The rising cost of materials, labor, borrowing and utilities means that the cost of financing a new hotel today is very different from the costs of doing so even a few years ago.
In addition, with the building and construction industry reportedly producing approximately 40 percent of global greenhouse gas emissions, developers are under increasing pressure to reduce their carbon emissions. In light of this, environmental, social and governance (ESG) issues are typically prioritized in new hotel developments.
Where development financing and ESG meet, there is “green financing.” We have seen an increase in sustainability-linked loans (SLLs) and green loans.
The purpose of SSLs and green loans and a brief description of how the hotel sector uses them are outlined below.
Sustainability-linked loans
Purpose
- An SLL is flexible and typically usable for any purpose.
- An SLL is a green product because the underlying loan document sets specific sustainability criteria for the borrower. There is then a pricing adjustment based on the borrower's performance against the agreed sustainability criteria.
Application in the hotel development sector
- A hotel developer can apply for an SLL for the development financing of a new hotel.
- When a developer produces a hotel that meets predetermined energy efficiency targets, the margin on the loan is reduced.

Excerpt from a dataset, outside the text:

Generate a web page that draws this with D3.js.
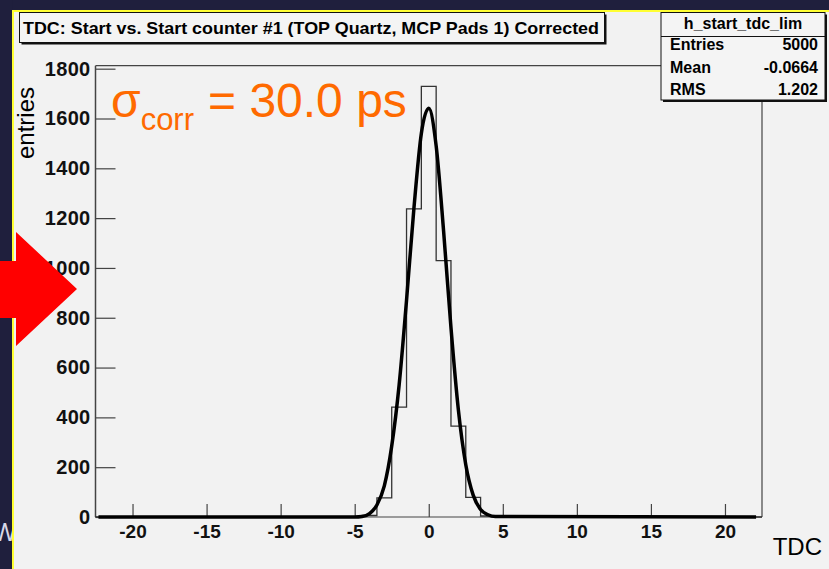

- Additional reporting obligations with an SSL result in higher administrative costs to the borrower.
- Setting the sustainability criteria at the right level is essential. Failure to meet such standards can result in an increased margin (and higher development costs) and possibly an “event of default” under the loan facility.
Green loans
Purpose
- The green loan market aims to facilitate and support environmentally sustainable economic activity.
- A green loan can be used only to finance or refinance new or existing eligible green projects. Examples of green projects are included within the Green Loan Principles.
Application in the hotel development sector
- A hotel developer producing a “green building” (as defined in the Green Loan Principles) is entitled to apply for a green loan for the purpose of financing or refinancing that building, which could achieve preferential borrowing rates.
- As with SLLs, green loans increase a borrower’s reporting and administrative obligations, and it is important to ensure that the developer has the ability and resources to comply with the reporting obligations contained within the loan documents.
Benefits of green financing
- Reduced carbon emissions: With increasing pressures on corporates to reduce their carbon footprint, obtaining a green financing product demonstrates that a developer is focused on reducing carbon emissions.
- Positive public image: Environmental matters are an increasing priority for investors and end users. A hotel that obtains a green financing product can benefit from a positive image in the market.
- Future appeal: A hotel developed in line with a comprehensive ESG plan will likely appeal to buyers, investors and lenders on future sales and/or refinancing.
- Better interest rates: Green financing products may offer better interest rates when compared to other loans on the market.
- Reduced running costs: Unlike some other commercial investment properties, hotels include all amenity and service costs within the price of booking a room. Developing a hotel that runs efficiently could reduce hotel operating costs and increase profit.